--- Given problem ---
Without omitting anything, retype the data that follows.

(Data listing)
————————

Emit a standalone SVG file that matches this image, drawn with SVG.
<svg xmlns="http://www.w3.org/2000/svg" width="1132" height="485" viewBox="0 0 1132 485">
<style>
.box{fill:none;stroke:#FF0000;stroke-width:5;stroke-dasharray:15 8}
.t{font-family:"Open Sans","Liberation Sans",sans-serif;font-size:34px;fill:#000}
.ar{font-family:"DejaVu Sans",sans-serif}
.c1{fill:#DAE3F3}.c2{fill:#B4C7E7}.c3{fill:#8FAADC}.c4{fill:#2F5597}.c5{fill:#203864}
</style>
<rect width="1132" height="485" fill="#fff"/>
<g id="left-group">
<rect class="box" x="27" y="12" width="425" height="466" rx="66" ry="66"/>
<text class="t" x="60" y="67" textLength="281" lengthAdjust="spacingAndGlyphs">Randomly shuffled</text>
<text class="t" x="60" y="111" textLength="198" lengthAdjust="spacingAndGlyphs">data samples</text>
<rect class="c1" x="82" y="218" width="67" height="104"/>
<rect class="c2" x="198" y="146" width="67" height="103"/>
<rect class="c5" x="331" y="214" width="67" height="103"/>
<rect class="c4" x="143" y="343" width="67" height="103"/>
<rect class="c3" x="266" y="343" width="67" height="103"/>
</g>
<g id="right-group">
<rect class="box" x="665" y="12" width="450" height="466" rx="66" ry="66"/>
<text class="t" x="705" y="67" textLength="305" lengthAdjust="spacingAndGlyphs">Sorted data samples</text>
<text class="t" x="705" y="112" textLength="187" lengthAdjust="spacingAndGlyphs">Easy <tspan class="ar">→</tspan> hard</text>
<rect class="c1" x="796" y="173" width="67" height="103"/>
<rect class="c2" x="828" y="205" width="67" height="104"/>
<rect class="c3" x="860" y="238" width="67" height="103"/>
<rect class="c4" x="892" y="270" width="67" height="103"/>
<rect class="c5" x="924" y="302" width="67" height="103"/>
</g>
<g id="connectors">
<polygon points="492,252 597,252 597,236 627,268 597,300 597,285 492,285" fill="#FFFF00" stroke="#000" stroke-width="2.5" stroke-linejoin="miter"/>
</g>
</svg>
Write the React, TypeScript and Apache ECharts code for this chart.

————————

--- Exercise solution ---
Emit a standalone SVG file that matches this image, drawn with SVG.
<svg xmlns="http://www.w3.org/2000/svg" width="1132" height="485" viewBox="0 0 1132 485">
<style>
.box{fill:none;stroke:#FF0000;stroke-width:5;stroke-dasharray:15 8}
.t{font-family:"Open Sans","Liberation Sans",sans-serif;font-size:34px;fill:#000}
.ar{font-family:"DejaVu Sans",sans-serif}
.c1{fill:#DAE3F3}.c2{fill:#B4C7E7}.c3{fill:#8FAADC}.c4{fill:#2F5597}.c5{fill:#203864}
</style>
<rect width="1132" height="485" fill="#fff"/>
<g id="left-group">
<rect class="box" x="27" y="12" width="425" height="466" rx="66" ry="66"/>
<text class="t" x="60" y="67" textLength="281" lengthAdjust="spacingAndGlyphs">Randomly shuffled</text>
<text class="t" x="60" y="111" textLength="198" lengthAdjust="spacingAndGlyphs">data samples</text>
<rect class="c1" x="82" y="218" width="67" height="104"/>
<rect class="c2" x="198" y="146" width="67" height="103"/>
<rect class="c5" x="331" y="214" width="67" height="103"/>
<rect class="c4" x="143" y="343" width="67" height="103"/>
<rect class="c3" x="266" y="343" width="67" height="103"/>
</g>
<g id="right-group">
<rect class="box" x="665" y="12" width="450" height="466" rx="66" ry="66"/>
<text class="t" x="705" y="67" textLength="305" lengthAdjust="spacingAndGlyphs">Sorted data samples</text>
<text class="t" x="705" y="112" textLength="187" lengthAdjust="spacingAndGlyphs">Easy <tspan class="ar">→</tspan> hard</text>
<rect class="c1" x="796" y="173" width="67" height="103"/>
<rect class="c2" x="828" y="205" width="67" height="104"/>
<rect class="c3" x="860" y="238" width="67" height="103"/>
<rect class="c4" x="892" y="270" width="67" height="103"/>
<rect class="c5" x="924" y="302" width="67" height="103"/>
</g>
<g id="connectors">
<polygon points="492,252 597,252 597,236 627,268 597,300 597,285 492,285" fill="#FFFF00" stroke="#000" stroke-width="2.5" stroke-linejoin="miter"/>
</g>
</svg>
Write the React, TypeScript and Apache ECharts code for this chart.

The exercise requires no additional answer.